Whether aging chief executives have qualified candidates in line to take over from them has been a concern for investors in major local electronics firms, because these companies will need strong leaders to help them weather the industry’s fast-changing landscape and the wobbling global economy.
Current chief executives are mostly the co-founders of those world-class electronics companies, such as Hon Hai Precision Industry Co and Taiwan Semiconductor Manufacturing Co (TSMC), and they helped create the prime era of Taiwan’s electronics sector a decade ago. To some extent, they are simply too capable to be adequately replaced.
Investors are keeping a close eye on executive reshuffles at those companies because the arrangements could have a make-or-break effect on the local stock market. TSMC and Hon Hai stocks are among the most closely watched, as they are in the top 10 heavyweights of the local stock markets by market value, accounting for 11 percent and 15 percent respectively.
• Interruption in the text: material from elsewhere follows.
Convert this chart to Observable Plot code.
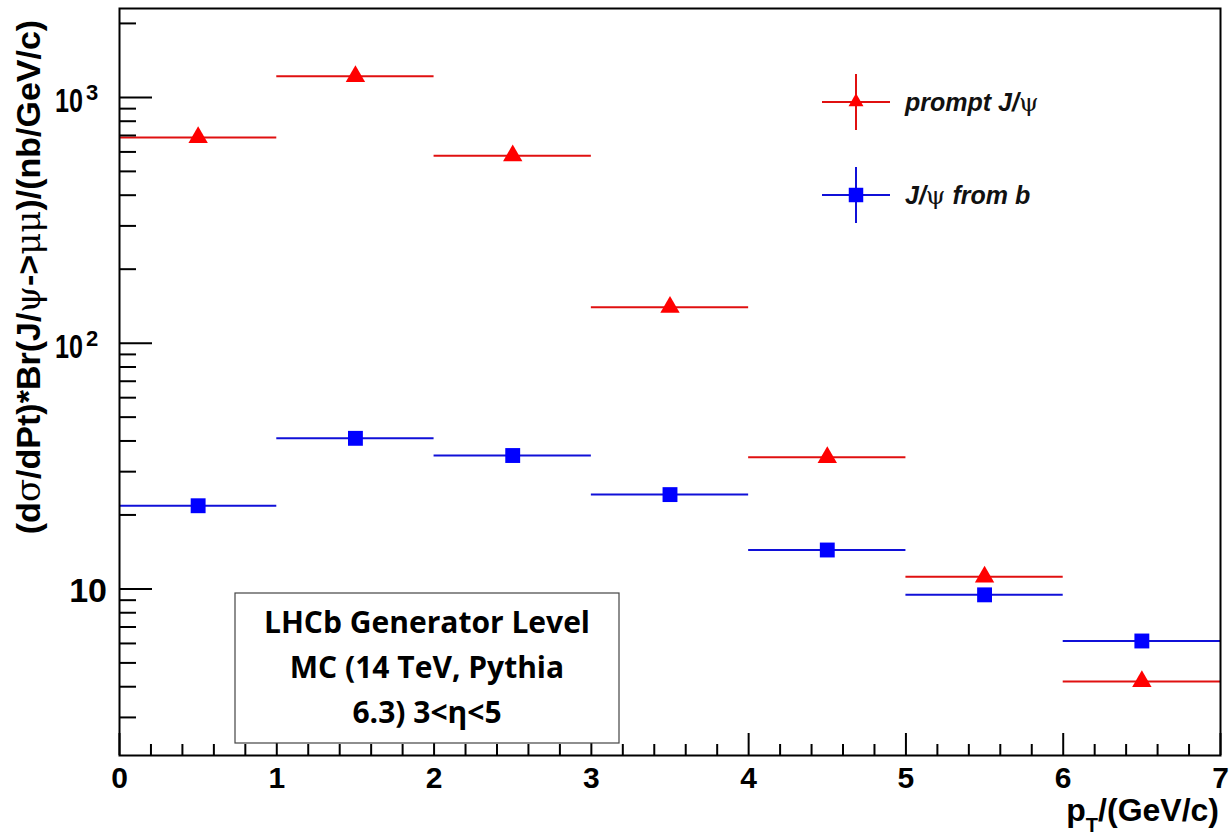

Investors’ worries about this uncertainty are reflected in TSMC’s stock price. TSMC’s American depository receipts (ADRs) plummeted 8.89 percent overnight after company chairman and chief executive Morris Chang (張忠謀), 82, told reporters on July 18 that he would relinquish his post next year as planned. The stock plunged by nearly the 7 percent daily limit on July 19 on the local stock exchange, wiping away NT$190 billion (US$6.36 billion) of its market value. The TAIEX tumbled 1.62 percent on the same day.
In 2009, Chang had returned as chief executive after a four-year absence amid the global financial crisis and he said that he planned to choose his successor in three to five years. Last year, the world’s top contract chipmaker picked three senior vice presidents as co-chief operating officers, making them potential candidates. However, all three are more than 60 years old.
Investor concern is not groundless; it is understandable because Chang is almost irreplaceable. After Chang re-took the reins, TSMC’s profits expanded 7.7 percent from 2009 to last year, excluding the foreign exchange rate factor and cyclical impact. Last year, the firm posted record-high revenue of NT$506.25 billion and profits of NT$166.16 billion.
Moreover, TSMC is now facing competition from much bigger rivals, such as Intel and Samsung, rather than its peers like United Microelectronics Corp, Semiconductor Manufacturing International Corp and GlobalFoundries. To win this tough war, TSMC must come up with a new strategy. Chang is masterminding a “grand alliance” by collaborating with his clients. Investors are waiting to see if this strategy will work. TSMC epitomizes the difficulties Taiwanese electronics firms have finding leaders to secure their future growth.
Hon Hai is another example. Hon Hai chairman and chief executive Terry Gou (郭台銘) postponed his retirement from 2008 to 2020 saying that he needed more time to groom his successors. Now, things have become even more complicated as Hon Hai’s biggest customer, Apple, is facing growing competition from Samsung and the challenge of slowing sales of its iPhones.
Like its top client, Hon Hai is facing diminishing growth momentum and it is trying hard to reach Gou’s goal of growing revenue by 15 percent annually. In the past, the annual growth target was at 30 percent. Lately, Gou, 63, has scarcely talked about his retirement plans.
The challenges faced by Hon Hai and TSMC, among others, may carry a deeper significance, reflecting Taiwan’s small talent pool and lack of innovative experts. The government needs to accelerate opening up to overseas talent as part of its efforts to cultivate industry experts for much-needed industrial upgrade.